Setting your proxy settings in Firefox or Internet Explorer does not mean that you are undetectable.  In fact, with most websites today embedding  applications that provide video, audio, gaming and other services, it is more common than ever before to find evidence in logs and databases that can reveal who you are.  Most involved with network security already know this, but if you are not you may think you are anonymous when in fact you are not.

I was talking to a individual recently who was involved in an investigation.  They assumed that by using a proxy, the target site would not have an IP address or any other data logged that could link them to the target site.  I explained this is false assumption and why, but it got me thinking about others that may be in law enforcement or corporate security conducting investigations and feel comfortable they are hidden via a proxy service when they are actually exposed.

If a target site wants to detect you, there are many ways it can accomplish this easily, and often they obtain identifying information unintentionally.  Here is a quick and simple example I put together.  First, I shutdown all the servers and clients on my home network except a single computer and the gateway.  On the gateway, I captured all the traffic entering and leaving the network. Next, I configured Firefox to use a SSH proxy.  SSH has the ability to emulate a SOCKS4 or SOCKS5 proxy.  A side note to using SOCKS4 or SOCKS5 is DNS is not proxied.  This is not a concern for this particular investigative scenario, but could be a concern for other investigations, so it is important to be aware of that issue should it become a concern during an investigation.

Firefox was configured to proxy via Socks 5:

Next, I visited a site that hosted the latest Britney Spears video entitled ‘3′.  The page load is shown below.

The initial page loads along with the embedded video player.  Up to this point, the logs show that the packets are ingressing and egressing via the configured proxy server only which is our desired behaviour.

The communication as shown above between the proxy server and the client continues until the video player application loads.  Once the player loads, it first does a DNS request for the the video service.

The player then directly connects to the video service bypassing the proxy at this point you have been identified.   This continues as the audio and video is streamed to the client.

Keep in mind that you may already have been identified through the proxy itself.  It is entirely possible and likely that the website or player has transmitted other information about your system within the RTMP stream itself or even HTTP.  The problem stems from the fact that these embedded objects are in fact executable programs that can bypass the browser and other system settings.

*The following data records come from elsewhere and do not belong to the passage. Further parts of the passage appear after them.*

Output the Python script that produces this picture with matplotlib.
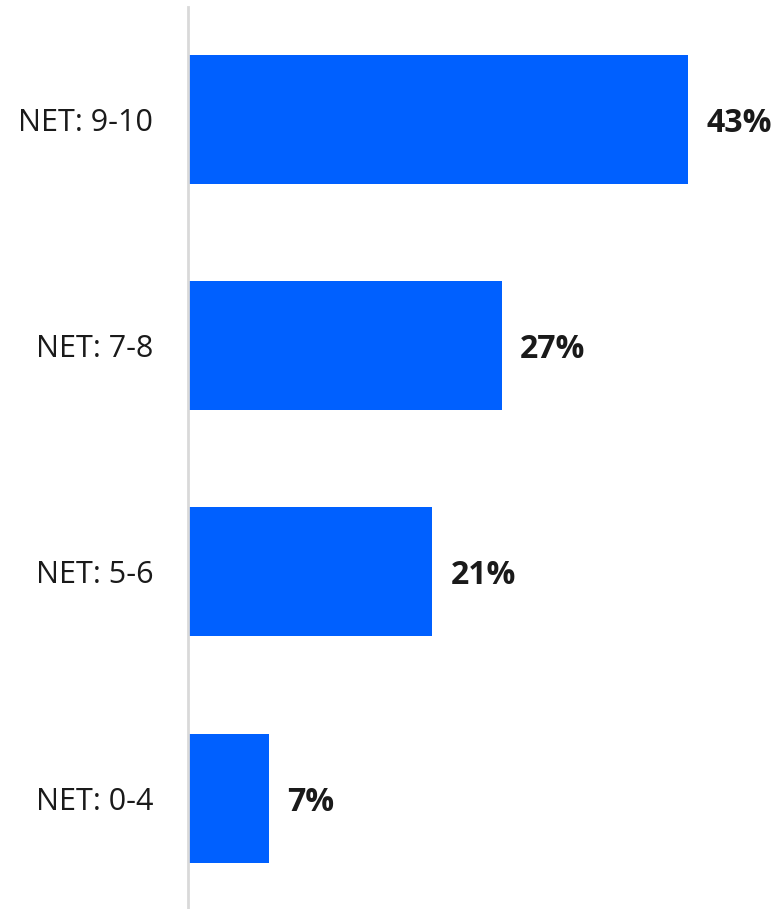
import matplotlib.pyplot as plt

categories = ["NET: 9-10", "NET: 7-8", "NET: 5-6", "NET: 0-4"]
values = [43, 27, 21, 7]

BAR_COLOR = "#0060ff"
TEXT_COLOR = "#1a1a1a"

plt.rcParams["font.family"] = ["Open Sans", "DejaVu Sans"]

fig = plt.figure(figsize=(7.78, 9.09), dpi=100)
ax = fig.add_axes([188 / 778, 0, 590 / 778, 902 / 909])

positions = list(range(len(categories)))
ax.barh(positions, values, height=0.57, color=BAR_COLOR, zorder=2)

ax.set_xlim(0, 50.7)
ax.set_ylim(3.49, -0.497)

ax.set_yticks(positions)
ax.set_yticklabels(categories, fontsize=22, color=TEXT_COLOR)
ax.tick_params(axis="y", length=0, pad=25)
ax.set_xticks([])

for side in ("top", "right", "bottom"):
    ax.spines[side].set_visible(False)
ax.spines["left"].set_color("#d9d9d9")
ax.spines["left"].set_linewidth(2)

# value labels just past the end of each bar
for pos, val in zip(positions, values):
    ax.annotate(f"{val}%", xy=(val, pos), xytext=(18, -4),
                textcoords="offset pixels", va="center", ha="left",
                fontsize=23, fontweight="bold", color=TEXT_COLOR)

fig.savefig("out.png", dpi=100)
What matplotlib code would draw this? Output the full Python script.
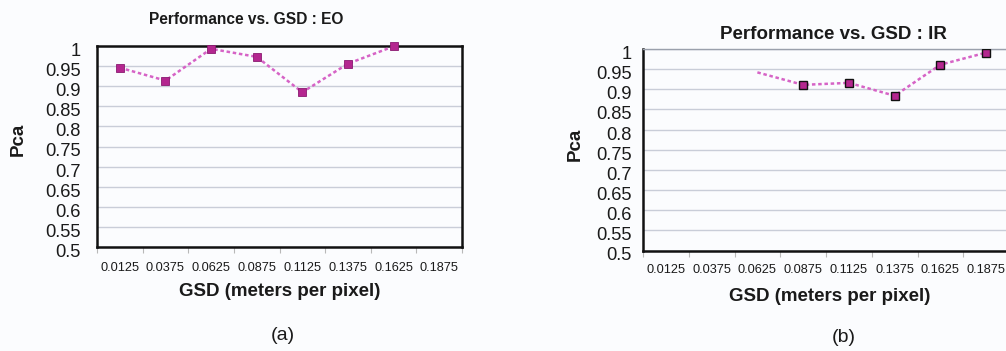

If you are involved in an investigation where you don’t want to be detected by the target, do not assume that by using a proxy you are safe from detection.  There are ways to avoid detection in this way, but they require more sophisticated network and client configuration.  Regardless of your setup and configuration I would suggest always capturing the data transmitted and received.  Even if you don’t analyze every packet, it provides a detailed log of what actually was transmitted and received allowing you to go back and verify if necessary.